Ordinance would violate free speech rights of day laborers, says civil liberties group.

Herndon, VA -- The ACLU of Virginia today informed members of Herndon’s Town Council that the organization is prepared to mount a court challenge if the town passes a proposed anti-solicitation ordinance.
The ordinance prohibits pedestrians from standing on the sidewalks and distributing literature or offering goods and services to the occupants of motor vehicles.
The ordinance also prevents pedestrians from soliciting money from drivers.  Exempt from the ordinance, however, are programs supported by the government, such as firefighters soliciting for charitable causes or public high school students holding car-wash fundraisers.
Earlier today ACLU of Virginia Legal Director Rebecca K. Glenberg emailed a letter to Herndon officials in which she writes that at least three federal judges have struck down similar ordinances because they infringe on free speech rights without being sufficiently related to the government’s interest in traffic safety.
Glenberg notes that the proposed ordinance would prohibit speech in many circumstances when traffic safety would not be at issue.  For example, it would ban handing a leaflet to the occupant of a lawfully parked car.  It would also prohibit pedestrians from inviting drivers to pull into a parking lot to receive information.
Herndon’s ordinance appears to primarily target day laborers who stand near roads to announce their availability for work.  Most of the town’s day laborer population is Latino.

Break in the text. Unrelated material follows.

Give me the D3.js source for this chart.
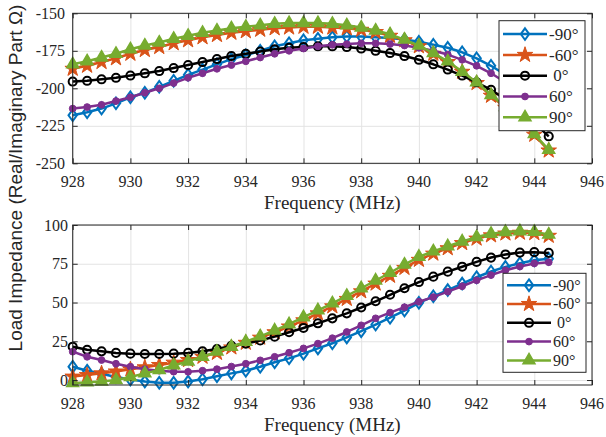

“This ordinance is wrong in every imaginable way,” said ACLU of Virginia Executive Director Kent Willis. “If its purpose is to prevent individuals from soliciting for work, it violates the right of free speech.  If its purpose is to diminish the presence of the town’s Latino population, it violates the right to equal protection under the law.  If it has a legitimate purpose, we can’t find it.”
“If speech directed at the occupants of vehicles really presented a traffic safety problem, then the town would also prohibit solicitations by firefighters and high school car washes,” added Willis.   “The fact that speech for governmental purposes is exempted shows that the real purpose of the ordinance is to deny speech to certain groups of people that the town apparently finds objectionable.”
The Herndon Town Council will consider the proposed ordinance at a meeting tomorrow night, when a public hearing is scheduled.